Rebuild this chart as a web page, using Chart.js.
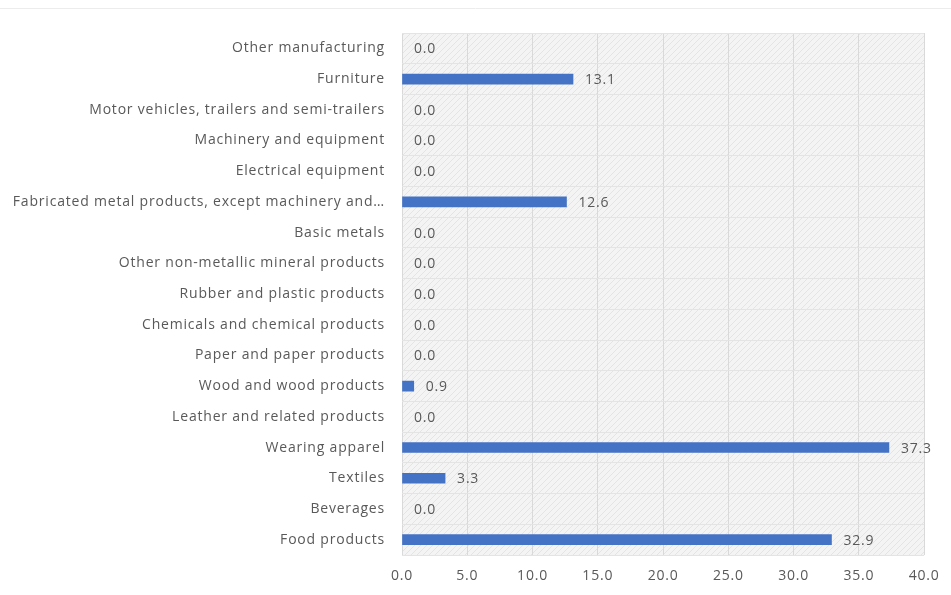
<!DOCTYPE html>
<html lang="en">
<head>
  <meta charset="UTF-8">
  <title>Manufacturing share</title>
  <script src="https://cdn.jsdelivr.net/npm/chart.js"></script>
  <style>
    body {
      margin: 0;
      background: #fff;
    }
    #wrap {
      width: 951px;
      height: 595px;
    }
  </style>
</head>
<body>
  <div id="wrap"><canvas id="chart" width="951" height="595"></canvas></div>
  <script>
    const categories = [
      'Other manufacturing',
      'Furniture',
      'Motor vehicles, trailers and semi-trailers',
      'Machinery and equipment',
      'Electrical equipment',
      'Fabricated metal products, except machinery and…',
      'Basic metals',
      'Other non-metallic mineral products',
      'Rubber and plastic products',
      'Chemicals and chemical products',
      'Paper and paper products',
      'Wood and wood products',
      'Leather and related products',
      'Wearing apparel',
      'Textiles',
      'Beverages',
      'Food products'
    ];
    const values = [0.0, 13.1, 0.0, 0.0, 0.0, 12.6, 0.0, 0.0, 0.0, 0.0, 0.0, 0.9, 0.0, 37.3, 3.3, 0.0, 32.9];
    const xMin = 0;
    const xMax = 40;
    const xStep = 5;

    const textColor = '#595959';
    const barColor = '#4472c4';
    const fontFamily = '"Open Sans", sans-serif';

    // hatched plot background + wider text spacing like the original
    const hatchPlugin = {
      id: 'hatch',
      beforeDraw(chart) {
        const { ctx, chartArea: a } = chart;
        ctx.letterSpacing = '0.8px';
        const p = document.createElement('canvas');
        p.width = 6; p.height = 6;
        const pc = p.getContext('2d');
        pc.fillStyle = '#f4f4f4';
        pc.fillRect(0, 0, 6, 6);
        pc.strokeStyle = '#e4e4e4';
        pc.lineWidth = 1;
        pc.beginPath();
        pc.moveTo(0, 6); pc.lineTo(6, 0);
        pc.stroke();
        ctx.save();
        ctx.fillStyle = ctx.createPattern(p, 'repeat');
        ctx.fillRect(a.left, a.top, a.right - a.left, a.bottom - a.top);
        ctx.restore();
        // faint top rule
        ctx.save();
        ctx.strokeStyle = '#ececec';
        ctx.beginPath();
        ctx.moveTo(0, 8.5); ctx.lineTo(chart.width, 8.5);
        ctx.stroke();
        ctx.restore();
      }
    };

    // value labels to the right of bars
    const valueLabels = {
      id: 'valueLabels',
      afterDatasetsDraw(chart) {
        const { ctx } = chart;
        const meta = chart.getDatasetMeta(0);
        ctx.save();
        ctx.font = '14px ' + fontFamily;
        ctx.fillStyle = textColor;
        ctx.textAlign = 'left';
        ctx.textBaseline = 'middle';
        meta.data.forEach((bar, i) => {
          ctx.fillText(values[i].toFixed(1), bar.x + 12, bar.y + 1);
        });
        ctx.restore();
      }
    };

    new Chart(document.getElementById('chart'), {
      type: 'bar',
      data: {
        labels: categories,
        datasets: [{
          data: values,
          backgroundColor: c => (c.raw === 0 ? 'rgba(0,0,0,0)' : barColor),
          borderWidth: 0,
          barThickness: 10
        }]
      },
      options: {
        indexAxis: 'y',
        responsive: false,
        animation: false,
        layout: {
          padding: { top: 33, right: 26, left: 0, bottom: 0 }
        },
        plugins: {
          legend: { display: false },
          tooltip: { enabled: false }
        },
        scales: {
          x: {
            min: xMin,
            max: xMax,
            grid: { color: '#d9d9d9', drawTicks: false },
            border: { display: false },
            ticks: {
              stepSize: xStep,
              padding: 13,
              color: textColor,
              font: { family: fontFamily, size: 14 },
              callback: v => v.toFixed(1)
            },
            afterFit(s) { s.height = 40; }
          },
          y: {
            grid: { color: '#e4e4e4', drawTicks: false },
            border: { display: false },
            ticks: {
              padding: 17,
              color: textColor,
              autoSkip: false,
              font: { family: fontFamily, size: 14 }
            },
            afterFit(s) { s.width = 402; }
          }
        }
      },
      plugins: [hatchPlugin, valueLabels]
    });
  </script>
</body>
</html>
===
▸ **PROBLEM REQUIREMENTS**
Write out every line of the listing that holds the word "chart".

▸ **EXERCISE OUTPUT**
Rebuild this chart as a web page, using Chart.js.
  <script src="https://cdn.jsdelivr.net/npm/chart.js"></script>
  <div id="wrap"><canvas id="chart" width="951" height="595"></canvas></div>
      beforeDraw(chart) {
        const { ctx, chartArea: a } = chart;
        ctx.moveTo(0, 8.5); ctx.lineTo(chart.width, 8.5);
      afterDatasetsDraw(chart) {
        const { ctx } = chart;
        const meta = chart.getDatasetMeta(0);
    new Chart(document.getElementById('chart'), {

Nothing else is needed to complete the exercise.